Да. Думаю, «Белый шейх» — лучшая звуковая комедия за всю историю мирового кинематографа. Мне трудно вспомнить построенную на диалогах комедию, которая была бы лучше. Может быть, с ней способен соперничать фильм Престона Стерджеса «Клянусь в неверности» (Unfaithfully Yours).[9] И есть еще два замечательных фильма Любича: совершенно потрясающий «Магазин за углом» и очень смешной «Переполох в раю». Но если говорить о комедиях, где герои действительно разговаривают между собой, — и тогда фильмы братьев Маркс не в счет, потому что они лишь документируют их представления, — то вряд ли можно вспомнить комедию, которая была бы лучше «Белого шейха». Да лучшего просто и не представить, это абсолютная комедия. Забавно, что одним из авторов сценария был Антониони. Кто бы мог подумать — сам по себе он такой мрачный!
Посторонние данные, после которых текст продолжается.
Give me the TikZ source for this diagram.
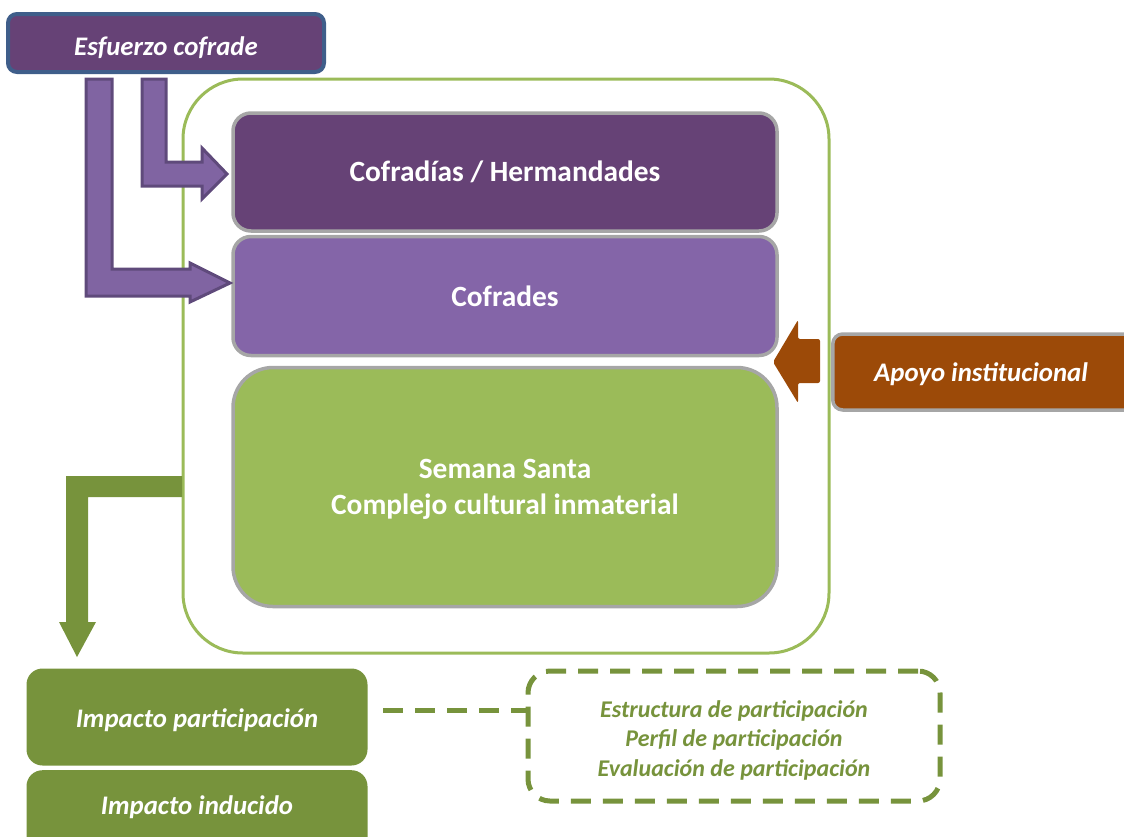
\documentclass[tikz,border=0pt]{standalone}
\usepackage{fontspec}
\setmainfont{Carlito}
\usetikzlibrary{calc}
\definecolor{dpurple}{HTML}{664276}
\definecolor{mpurple}{HTML}{8465A8}
\definecolor{apurple}{HTML}{8064A2}
\definecolor{astroke}{HTML}{5F4A7B}
\definecolor{eborder}{HTML}{3F5E8A}
\definecolor{lgreen}{HTML}{9BBB59}
\definecolor{dgreen}{HTML}{77933C}
\definecolor{brown}{HTML}{9C4A08}
\definecolor{gborder}{HTML}{A6A6A6}
\tikzset{
  box/.style={draw=gborder, line width=3.5pt, text=white, font=\bfseries\fontsize{29.4}{36}\selectfont, align=center, inner sep=0pt},
  ibox/.style={text=white, font=\bfseries\itshape\fontsize{26.8}{32}\selectfont, align=center, inner sep=0pt},
  purparrow/.style={fill=apurple, draw=astroke, line width=3pt, line join=miter},
  greenarrow/.style={fill=dgreen, draw=none},
  dashline/.style={draw=dgreen, line width=5pt, dash pattern=on 20pt off 12pt}
}
\begin{document}
\begin{tikzpicture}[x=1pt,y=-1pt]
\useasboundingbox (0,0) rectangle (1124,836);
% outer green frame
\draw[lgreen, line width=3pt, rounded corners=60pt] (183,79) rectangle (829,653);
% inner boxes
\node[box, fill=dpurple, rounded corners=18pt, minimum width=544pt, minimum height=118pt] (cof) at (505,172) {Cofradías / Hermandades};
\node[box, fill=mpurple, rounded corners=18pt, minimum width=544pt, minimum height=119pt] (cfr) at (505,296) {Cofrades};
\node[box, fill=lgreen, rounded corners=40pt, minimum width=544pt, minimum height=239pt] (ss) at (505,487) {};
\node[box, draw=none] (sst) at (505,489) {Semana Santa\\Complejo cultural inmaterial};
% Esfuerzo cofrade
\node[draw=eborder, fill=dpurple, line width=4pt, rounded corners=9pt, minimum width=316pt, minimum height=58pt] (esf) at (166,43) {};
\node[ibox] (esft) at (166,48) {Esfuerzo cofrade};
% Apoyo institucional
\node[draw=gborder, fill=brown, line width=3.5pt, rounded corners=10pt, minimum width=310pt, minimum height=76pt, anchor=west] (apo) at (831,372) {};
\node[ibox] (apot) at (981,374) {Apoyo institucional};
% purple arrows
\draw[purparrow] (142,79) -- (166,79) -- (166,162) -- (202,162) -- (202,148) -- (227,174) -- (202,199) -- (202,186) -- (142,186) -- cycle;
\draw[purparrow] (86,79) -- (112,79) -- (112,269) -- (190,269) -- (190,263) -- (230,283) -- (190,302) -- (190,296) -- (86,296) -- cycle;
% brown arrow
\fill[brown, rounded corners=2pt] (820,339) -- (820,383) -- (798,383) -- (798,403) -- (773,362) -- (798,320) -- (798,339) -- cycle;
% green arrow
\fill[greenarrow] (182,476) -- (182,497) -- (88,497) -- (88,622) -- (96,622) -- (77,657) -- (59,622) -- (66,622) -- (66,476) -- cycle;
% impact boxes
\node[fill=dgreen, rounded corners=16pt, minimum width=341pt, minimum height=97pt] (ip) at (197,717) {};
\node[ibox] (ipt) at (197,720) {Impacto participación};
\node[fill=dgreen, rounded corners=16pt, minimum width=341pt, minimum height=90pt, anchor=north] (ii) at (197,770) {};
\node[ibox] (iit) at (197,807) {Impacto inducido};
% dashed box
\node[draw=dgreen, line width=5pt, dash pattern=on 20pt off 12pt, rounded corners=22pt, minimum width=412pt, minimum height=130pt] (db) at (734,736) {};
\node[text=dgreen, font=\bfseries\itshape\fontsize{24}{29.5}\selectfont, align=center, inner sep=0pt] (dbt) at (734,740) {Estructura de participación\\Perfil de participación\\Evaluación de participación};
\coordinate (d1) at (383,710);
\draw[dashline] (d1) -- (db.west |- d1);
\end{tikzpicture}
\end{document}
Но вернемся к «Энни Холл». В этом фильме вы используете прием, который можно квалифицировать как более или менее «запрещенный» в кинематографе: напрямую обращаетесь к публике, комментируя развитие сюжета и делая какие-то замечания в адрес персонажей. В этом есть что-то брехтовское или годаровское. Похожие вещи можно заметить и в ваших ранних комедиях, но там эти реплики больше напоминают ремарки в сторону и в этом смысле принадлежат скорее к традиции Боба Хоупа.
Да, как у Граучо или Боба Хоупа. В данном случае вставки были мне нужны скорее для развития сюжета, я не позиционировал их как шутки. Я хотел, чтобы зрители смотрели фильм вместе со мной. Собственно, с таким посылом я и начал работу над картиной.
«Энни Холл» — один из немногих фильмов, где ваш герой занимается спортом. Есть ли в спорте что-то привлекательное для вас или он вас вообще не интересует?
Как раз наоборот. В детстве я был очень спортивным мальчиком. Все этому удивляются, но я действительно увлекался спортом и всегда любил смотреть соревнования. Я и по сей день очень люблю спорт. Часто я жалуюсь, что из театральной постановки невозможно выжать того напряжения, которое возникает во время спортивного матча. Я обожаю смотреть многие виды спорта.